The Verona Quartet, who until this month were known as the Wasmuth Quartet, are quickly establishing themselves as one of the most innovative young groups on the international music scene.
The American quartet comprises the violinists Jonathan Ong, 28, and Dorothy Ro, 25, the violist Abigail Rojansky, 25, and the cellist Warren Hagerty, 23. The quartet formed two years ago when Ong, Rojansky and Hagerty were students at Indiana University, and within months of their formation, they’d won first prize at the Kuttner String Quartet competition. Last June, Ro signed up, too.
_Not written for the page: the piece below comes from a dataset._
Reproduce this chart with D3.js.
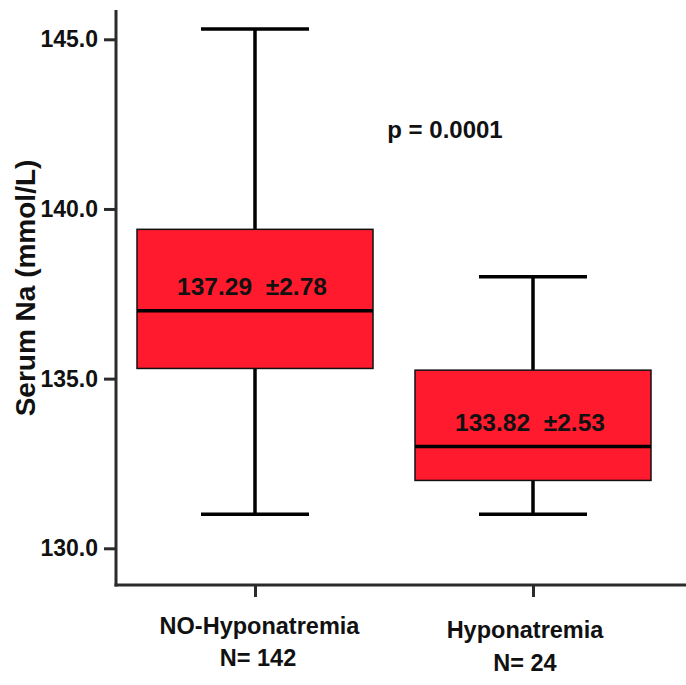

Last week, they performed with student poets at Khalifa University in Abu Dhabi to an audience of Emirati students, ahead of public concerts tonight and on Tuesday. The experience was one that the poets and musicians found moving, so much so that one of the poets was in tears.
Rojansky says: “It sounds clichéd that music is the universal language, but it’s the emotion behind the music that’s universal, and the students really understand it. As the first student started to recite her poem, although I didn’t understand what she was saying, I found having her put into words what we were playing incredibly moving.”
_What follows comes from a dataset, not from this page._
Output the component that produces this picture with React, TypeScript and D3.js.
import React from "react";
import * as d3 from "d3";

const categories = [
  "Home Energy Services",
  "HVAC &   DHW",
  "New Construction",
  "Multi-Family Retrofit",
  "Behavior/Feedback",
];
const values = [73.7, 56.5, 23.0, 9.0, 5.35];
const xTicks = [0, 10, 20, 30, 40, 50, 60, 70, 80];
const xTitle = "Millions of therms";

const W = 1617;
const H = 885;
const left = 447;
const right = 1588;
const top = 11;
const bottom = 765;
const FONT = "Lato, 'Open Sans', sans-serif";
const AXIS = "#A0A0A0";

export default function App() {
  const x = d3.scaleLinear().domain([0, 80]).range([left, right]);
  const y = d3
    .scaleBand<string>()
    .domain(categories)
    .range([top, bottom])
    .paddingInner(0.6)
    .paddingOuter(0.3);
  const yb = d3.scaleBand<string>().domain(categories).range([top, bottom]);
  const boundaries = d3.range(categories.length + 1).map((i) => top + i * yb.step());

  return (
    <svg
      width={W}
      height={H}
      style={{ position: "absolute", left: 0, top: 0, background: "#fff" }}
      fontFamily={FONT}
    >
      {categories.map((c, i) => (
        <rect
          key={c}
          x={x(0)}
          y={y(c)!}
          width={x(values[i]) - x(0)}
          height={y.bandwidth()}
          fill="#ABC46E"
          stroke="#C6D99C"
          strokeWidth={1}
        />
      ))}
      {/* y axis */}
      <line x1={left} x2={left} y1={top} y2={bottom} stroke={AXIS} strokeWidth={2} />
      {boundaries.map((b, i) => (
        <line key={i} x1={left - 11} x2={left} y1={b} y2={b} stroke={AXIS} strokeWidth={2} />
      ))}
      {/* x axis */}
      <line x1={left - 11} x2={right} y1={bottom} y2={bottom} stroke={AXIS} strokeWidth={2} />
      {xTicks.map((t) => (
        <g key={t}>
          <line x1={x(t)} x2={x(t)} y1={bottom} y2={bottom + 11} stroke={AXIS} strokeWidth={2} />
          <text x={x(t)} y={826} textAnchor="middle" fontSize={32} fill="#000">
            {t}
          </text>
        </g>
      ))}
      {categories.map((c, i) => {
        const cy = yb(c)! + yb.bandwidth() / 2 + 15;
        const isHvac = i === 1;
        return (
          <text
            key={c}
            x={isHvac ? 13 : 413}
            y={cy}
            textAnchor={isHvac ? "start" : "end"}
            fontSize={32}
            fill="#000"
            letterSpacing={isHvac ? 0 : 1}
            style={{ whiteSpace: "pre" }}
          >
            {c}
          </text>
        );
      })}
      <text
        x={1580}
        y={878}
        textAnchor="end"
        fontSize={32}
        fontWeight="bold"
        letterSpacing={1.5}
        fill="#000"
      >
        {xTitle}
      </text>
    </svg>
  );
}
Rojansky says that the strings – especially the cello – are the closest thing to the human voice: “So people really connect with it, and it can really evoke an emotional reaction.”
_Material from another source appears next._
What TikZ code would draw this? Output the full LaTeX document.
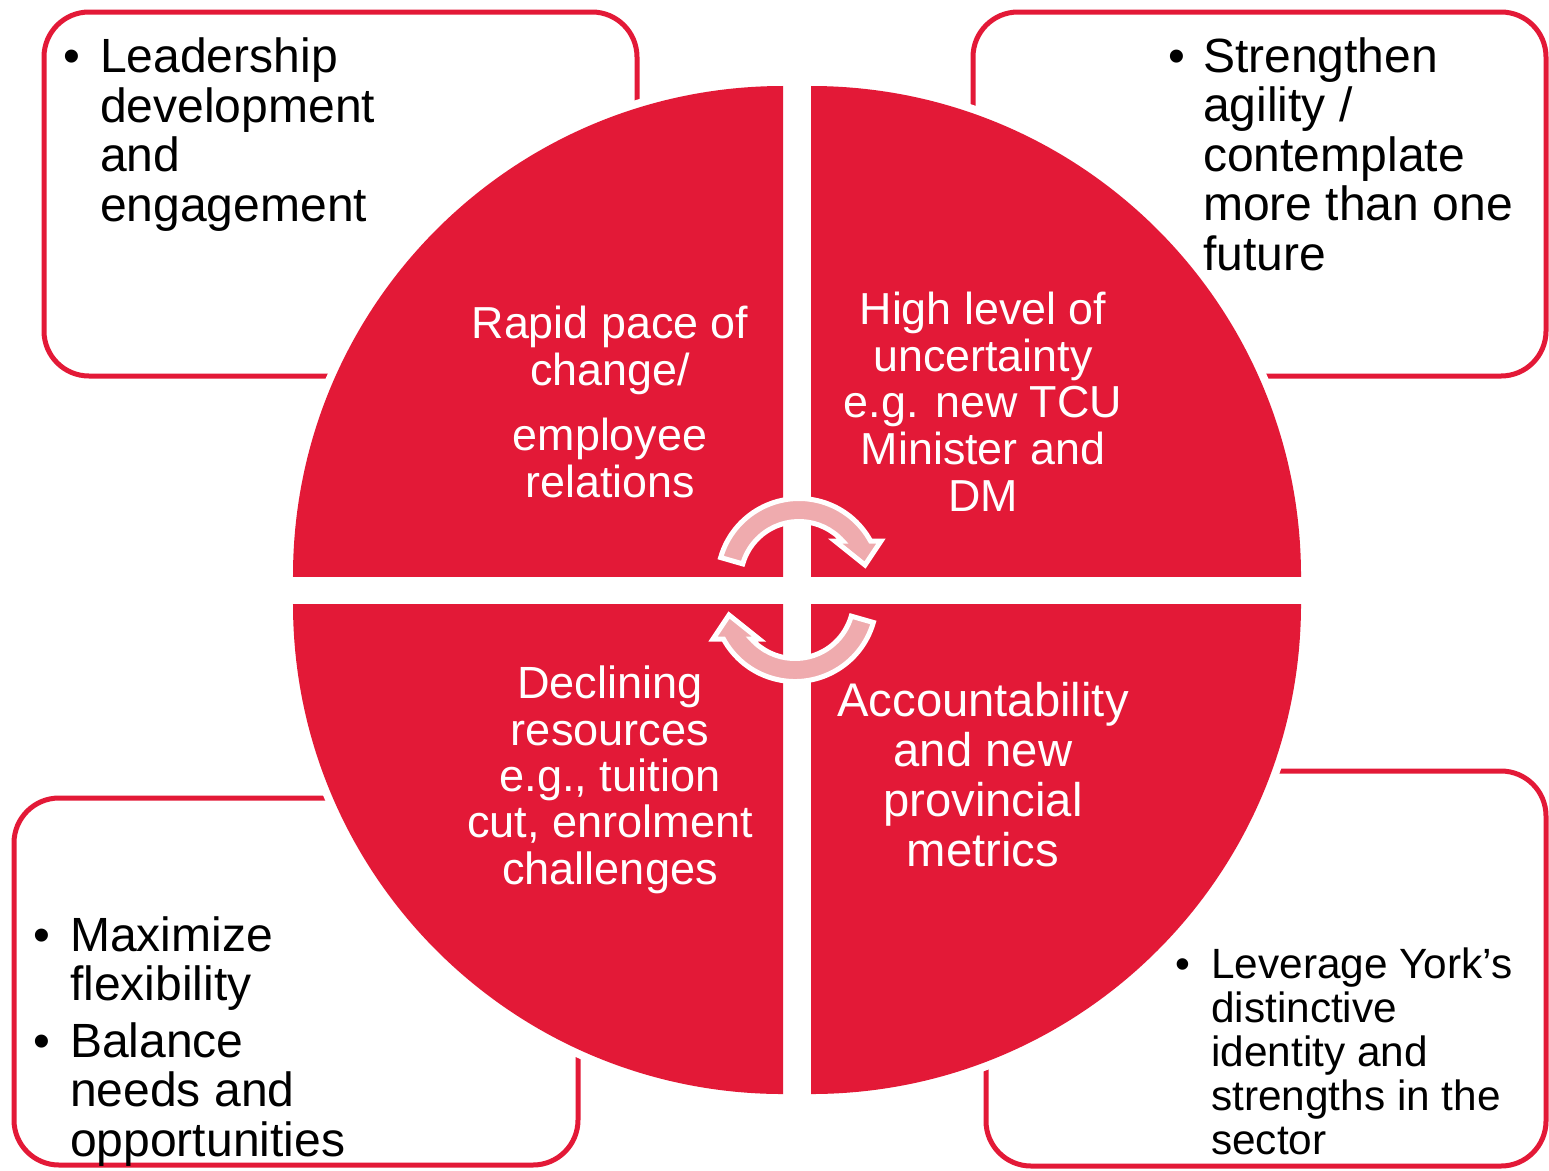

The quartet were brought over by Jennifer Laursen of Chamber Music Abu Dhabi, whose mission is to build a vibrant classical-music scene in the capital.
“I think classical music is really taking off here,” says Laursen. “When we brought the Aeolus Quartet here for a similar collaboration last year, 15 students attended the concert. This time, we had 79. This was so satisfying for me – the best day of my five years here in Abu Dhabi.”
The Verona Quartet are also collaborating with Brighton College Abu Dhabi’s head of keyboard studies and the revered Greek pianist Ioannis Potamousis to perform a piano quintet by the Czech composer Antonín Dvorák on Tuesday. Rojansky describes the piece as “romantic and beautiful. You can really get into the music and just let it wash over you.”
Last week, the quartet performed pieces written by the NYU Abu Dhabi senior student composer Cristóbal MarYan and visiting assistant professor Matthew Quayle at a concert held at NYUAD’s Saadiyat Island campus. The piece by 22-year-old MarYan was based on a gory folklore tale from his native Mexico. The composition gave an aura of eerie suspense, building up to murderous crescendos.
He explains: “It’s about a dog with a very long tail, at the end of which is a child’s hand. He hides in a river with the child’s hand sticking out so when the men pass by, they think a child is drowning, so they grab the hand and the dog eats them. I was inspired by that tale and wanted to represent it in music.”
The quartet say that string instruments naturally lend themselves to such spooky repertoire. “You do hear a lot of violin sounds in horror movies”, says Hagerty.
“It’s easy to recreate human sounds on the violin like screaming,” adds Ong. “And you can slide between notes to create this weird slimy sound, which you can’t on the piano.”